Hindistan’dan getirdiği mucizevî bitkilerle, anadan kör doğanların bile gözlerini, birkaç günde açan tecrübeli bir doktor gelmişti. Büyük şehirlerde birçok denemeler yapmış, hepsinde de tam başarılı olmuştu. Bu üstün maharetini, karalın damadının gözlerini açarak, şöhretine şöhret katmak istiyordu.

Kral ise çok endişeliydi ve onca zorluklarla, yıllarca çalışarak tesis ettiği aile mutluluğunun bozulmaması için, biricik damadının gözleri kesinlikle açılmamalıydı.

Sağa sola tehditli emirler yağdırıyordu.

-Derhal bu doktoru yakalayın… İftiralar atın… Yalanlarla, saldırılarla halkın nazarında itibarsızlaştırın. Zindanlara atın… Hatta halka fark ettirmeden, gizlice hayatını bitirin…

Aksi halde, cellâtlardan cellat beğenin…

Bunu duyan ünlü doktor hayatını kurtarmak için, merhametiyle ünlü olan vezire müracaat eder. Kralın biricik damadının gözlerini açarak, çok önemli bir hayır işleyeceğini anlatır.

Vezirin kaşları birden çatılır ve doktora sert sözlerle yalvarmaya başlar:

-“Vazgeç evlât bu sevdadan. Durum çok ciddi! Git canını kurtar.
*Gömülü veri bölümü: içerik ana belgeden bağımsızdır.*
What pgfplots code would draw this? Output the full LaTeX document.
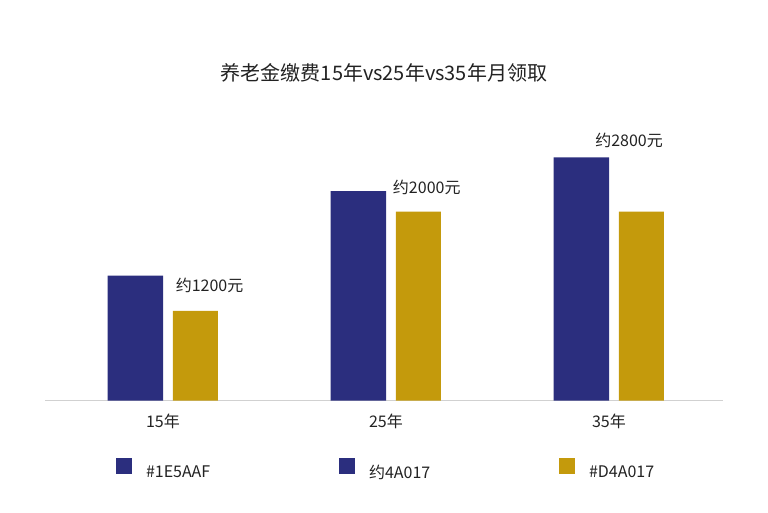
\documentclass[border=0pt]{standalone}
\usepackage{pgfplots}
\pgfplotsset{compat=1.18}
\usepackage{fontspec}
\setmainfont{Noto Sans CJK SC}

\definecolor{cblue}{HTML}{2B2E7E}
\definecolor{cgold}{HTML}{C49A0C}
\definecolor{ctext}{HTML}{222222}

\pgfplotsset{
  sq legend/.style={legend image code/.code={\fill[##1] (0pt,-2.2pt) rectangle (16pt,13.8pt);}},
}

\begin{document}
\begin{tikzpicture}
\path[use as bounding box] (0,0) rectangle (768pt,512pt);
\begin{axis}[
    at={(45pt,111.5pt)}, anchor=south west,
    scale only axis,
    width=677.7pt, height=280pt,
    xmin=-0.5287, xmax=2.51,
    ymin=0, ymax=2688,
    axis x line*=bottom,
    axis y line=none,
    x axis line style={draw=black!18, line width=1.5pt, -},
    xtick={0,1,2},
    xticklabels={15年,25年,35年},
    major tick length=0pt,
    ytick=\empty,
    xticklabel style={anchor=center, yshift=-21pt, font=\fontsize{16}{19}\selectfont, text=ctext},
    title={养老金缴费15年vs25年vs35年月领取},
    title style={at={(axis description cs:0.5002,1.150)}, anchor=center,
      font=\fontsize{20}{24}\selectfont, text=ctext},
    legend columns=3,
    legend cell align=left,
    legend style={at={(axis description cs:0.1048,-0.2446)}, anchor=west,
      draw=none, fill=none, inner sep=0pt, outer sep=0pt, column sep=0pt,
      nodes={inner sep=0pt, font=\fontsize{16}{19}\selectfont, text=ctext}},
  ]
  \addplot[ybar, bar width=55.5pt, bar shift=-27.5pt, fill=cblue, draw=none, sq legend]
    coordinates {(0,1200) (1,2010) (2,2335)};
  \addlegendentry{\makebox[207pt][l]{\hspace{14pt}\#1E5AAF}}
  \addlegendimage{fill=cblue, draw=none, sq legend}
  \addlegendentry{\makebox[204pt][l]{\hspace{14pt}约4A017}}
  \addplot[ybar, bar width=45pt, bar shift=32.5pt, fill=cgold, draw=none, sq legend]
    coordinates {(0,860) (1,1812) (2,1812)};
  \addlegendentry{\makebox[90pt][l]{\hspace{14pt}\#D4A017}}

  \node[font=\fontsize{16}{19}\selectfont, text=ctext] at (axis cs:0.209,1109) {约1200元};
  \node[font=\fontsize{16}{19}\selectfont, text=ctext] at (axis cs:1.183,2050) {约2000元};
  \node[font=\fontsize{16}{19}\selectfont, text=ctext] at (axis cs:2.09,2501) {约2800元};
\end{axis}
\end{tikzpicture}
\end{document}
Benim de canımı tehlikeye atma, benimle görüşmemiş ol!” .gibi sözlerle doktoru huzurundan kovar.

  • Doktor mahzun bir şekilde ayrılırken, vezire dönerek, şu anlam yüklü sözleri söyler:
  • -“Demek ki bazı kimselerin istedikleri gibi hareket etmemeleri için, BAZILARININ

GÖZLERİNİN KÖR OLMALARI GEREKİYOR…”

Tecrübeli vezirin bu anlamlı sözlere verdiği cevap, daha çok anlamlıdır:

-“Kör gözleri açmaya talip olanların da ÇANTASINA KEFENİNİ HAZIRLAYARAK, yalanlara, saldırılara, iftiralara ve MENFAATLERE DAYALI İHÂNETLERE hazırlıklı olması şarttır…
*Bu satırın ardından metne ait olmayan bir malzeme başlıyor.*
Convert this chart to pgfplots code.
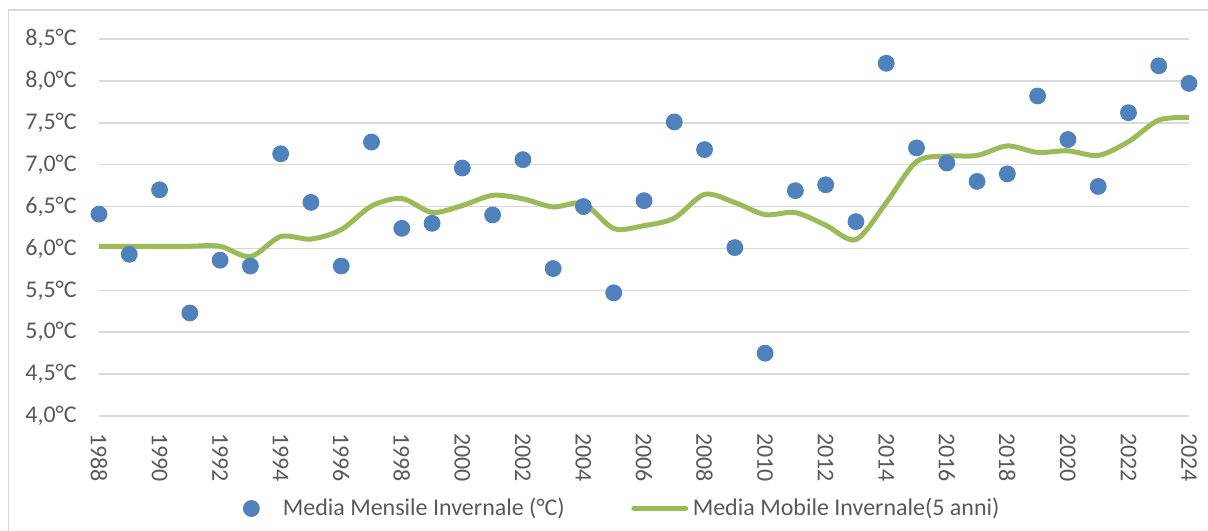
\documentclass[border=0pt]{standalone}
\usepackage{fontspec}
\setmainfont{Carlito}
\usepackage{pgfplots}
\pgfplotsset{compat=1.18}
\definecolor{ptblue}{HTML}{4F81BD}
\definecolor{lgreen}{HTML}{9BBB59}
\definecolor{gridc}{HTML}{D9D9D9}
\definecolor{txt}{HTML}{595959}

\pgfplotstableread{
year val
1988 6.41
1989 5.93
1990 6.70
1991 5.23
1992 5.86
1993 5.79
1994 7.13
1995 6.55
1996 5.79
1997 7.27
1998 6.24
1999 6.30
2000 6.96
2001 6.40
2002 7.06
2003 5.76
2004 6.50
2005 5.47
2006 6.57
2007 7.51
2008 7.18
2009 6.01
2010 4.75
2011 6.69
2012 6.76
2013 6.32
2014 8.21
2015 7.20
2016 7.02
2017 6.80
2018 6.89
2019 7.82
2020 7.30
2021 6.74
2022 7.62
2023 8.18
2024 7.97
}\monthly

\pgfplotstableread{
year val
1988 6.026
1989 6.026
1990 6.026
1991 6.026
1992 6.026
1993 5.902
1994 6.142
1995 6.112
1996 6.224
1997 6.506
1998 6.596
1999 6.430
2000 6.512
2001 6.634
2002 6.592
2003 6.496
2004 6.536
2005 6.238
2006 6.272
2007 6.362
2008 6.646
2009 6.548
2010 6.404
2011 6.428
2012 6.278
2013 6.106
2014 6.546
2015 7.036
2016 7.102
2017 7.110
2018 7.224
2019 7.146
2020 7.166
2021 7.110
2022 7.274
2023 7.532
2024 7.562
}\mobile

\begin{document}
\begin{tikzpicture}
\begin{axis}[
  at={(0pt,0pt)}, anchor=south west,
  scale only axis, width=545pt, height=188.5pt,
  xmin=1988, xmax=2024, ymin=4, ymax=8.5,
  clip=false,
  axis line style={draw=none},
  major tick length=0pt,
  ymajorgrids, grid style={gridc, line width=0.75pt},
  ytick={4,4.5,5,5.5,6,6.5,7,7.5,8,8.5},
  yticklabels={{4,0°C},{4,5°C},{5,0°C},{5,5°C},{6,0°C},{6,5°C},{7,0°C},{7,5°C},{8,0°C},{8,5°C}},
  xtick={1988,1990,1992,1994,1996,1998,2000,2002,2004,2006,2008,2010,2012,2014,2016,2018,2020,2022,2024},
  xticklabels={1988,1990,1992,1994,1996,1998,2000,2002,2004,2006,2008,2010,2012,2014,2016,2018,2020,2022,2024},
  yticklabel style={anchor=east, inner xsep=11pt, inner ysep=0pt, text=txt, font=\fontsize{12pt}{14pt}\selectfont},
  xticklabel style={rotate=-90, anchor=west, inner xsep=8.5pt, inner ysep=0pt, text=txt, font=\fontsize{12pt}{14pt}\selectfont},
  legend columns=2,
  legend style={at={(0.1321,-0.2453)}, anchor=west, draw=none, fill=none,
    inner sep=0pt, outer sep=0pt,
    font=\fontsize{12pt}{14pt}\selectfont, text=txt,
    nodes={inner sep=0pt},
    /tikz/every even column/.append style={column sep=32pt}},
]
\addplot[only marks, mark=*, mark size=4pt, mark options={draw=ptblue, fill=ptblue},
  legend image code/.code={\fill[ptblue] (0pt,0pt) circle (4pt); \path (15.5pt,0pt);}]
  table[x=year, y=val] {\monthly};
\addlegendentry{Media Mensile Invernale (°C)}
\addplot[lgreen, line width=2.5pt, smooth, no marks,
  legend image code/.code={\draw[lgreen, line width=2.5pt, line cap=round] (1.25pt,0pt) -- (27.25pt,0pt); \path (0pt,0pt) (29.5pt,0pt);}]
  table[x=year, y=val] {\mobile};
\addlegendentry{Media Mobile Invernale(5 anni)}
\end{axis}
\draw[gridc, line width=0.75pt] (-45.35pt,-60pt) -- (-45.35pt,203pt) -- (560pt,203pt);
\pgfresetboundingbox
\path[use as bounding box] (-49.5pt,-57pt) rectangle (554.5pt,208pt);
\end{tikzpicture}
\end{document}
SORU: Siz bu olaydan ne anladınız?

Bu soruyu ünlü bir akademisyen ve günlük olayları çok yakından takip eden bir dostuma sorduğumda, bana şu ilginç cevabı verdi:

-“Herkesin malumudur ki, yarım asırdan fazla zamandan beri çeşitli baskılarla ve entrikalarla ülkemizin kalkınmasını engelleyen, Dış ŞER güçlerin; tüm plânlarını boşa çıkaran bir lideri hatırlattı bana… Bu şer dış güçler, her türlü baskılarla ve Fetö darbe girişimleriyle, tam ümitlerinin zirvesindelerken, işlerini tersine döndüren güçlü bir lidere tosladılar. Bütün Şer güçlerin üstesinden gelip; ASELSAN, BAYKAR, Bayraktar, M.SAVUNMA vs. tesislerinin önlerini açan bu Dünya liderine, işte aynen bu doktora saldırdıkları gibi saldırıldığını anladım” demişti.

-“Demek ki bazı ŞER ve istilâcı devletlerin, ülkemizi keyiflerine ve çıkarlarına göre yönettirebilmeleri için, halkın da GÖZLERİNİN KÖR OLMALARI GEREKİYORMUŞ…”

Bu masum gözleri kör etmek için; yalan vaatlerle vs. çeşitli hilelerle, bu lider için akla hayale gelmeyen yalan ve iftiralarla, gerçekleri ört-bas etmek adına kiraladıkları kafaları ve kurumları kullanıyorlar. Özellikle de o malûm medyayı, sendikaları, odaları, malûm muhalif parti ve siyasetçileri kullanıyorlar.

Muhalefeti alenî desteklemeyi vaad eden ABD başkanı BİDON’IN açıkça itirafları, ‘bu harika teşhisi tam doğruluyor’ mahiyettedir...

  • Neydi o itiraf?

-''Erdoğan'a çok farklı bir yaklaşım uygulamalıyız. Muhalefeti desteklediğimizi açıkça göstermeliyiz. Tüm muhalefetle doğrudan temasa geçip, Erdoğan'ı seçimde yenecek duruma gelmelerini sağlamalıyız.”

Evet, saygı değer dostlarım.

Afganistan, Suriye, Irak vs. ülkelerin durumlarına düşmemek için, şu masum halkın; uyanık, müteyakkız ve bilinçli olmaları ve bu sinsi tuzaklara düşmemeleri ardına, bir vatan borcu olarak arz ettim…

Öyle ya bizim, Suriyelilerin bize sığındıkları gibi, sığınacağımız hiç bir ülke yok! Vesselâm.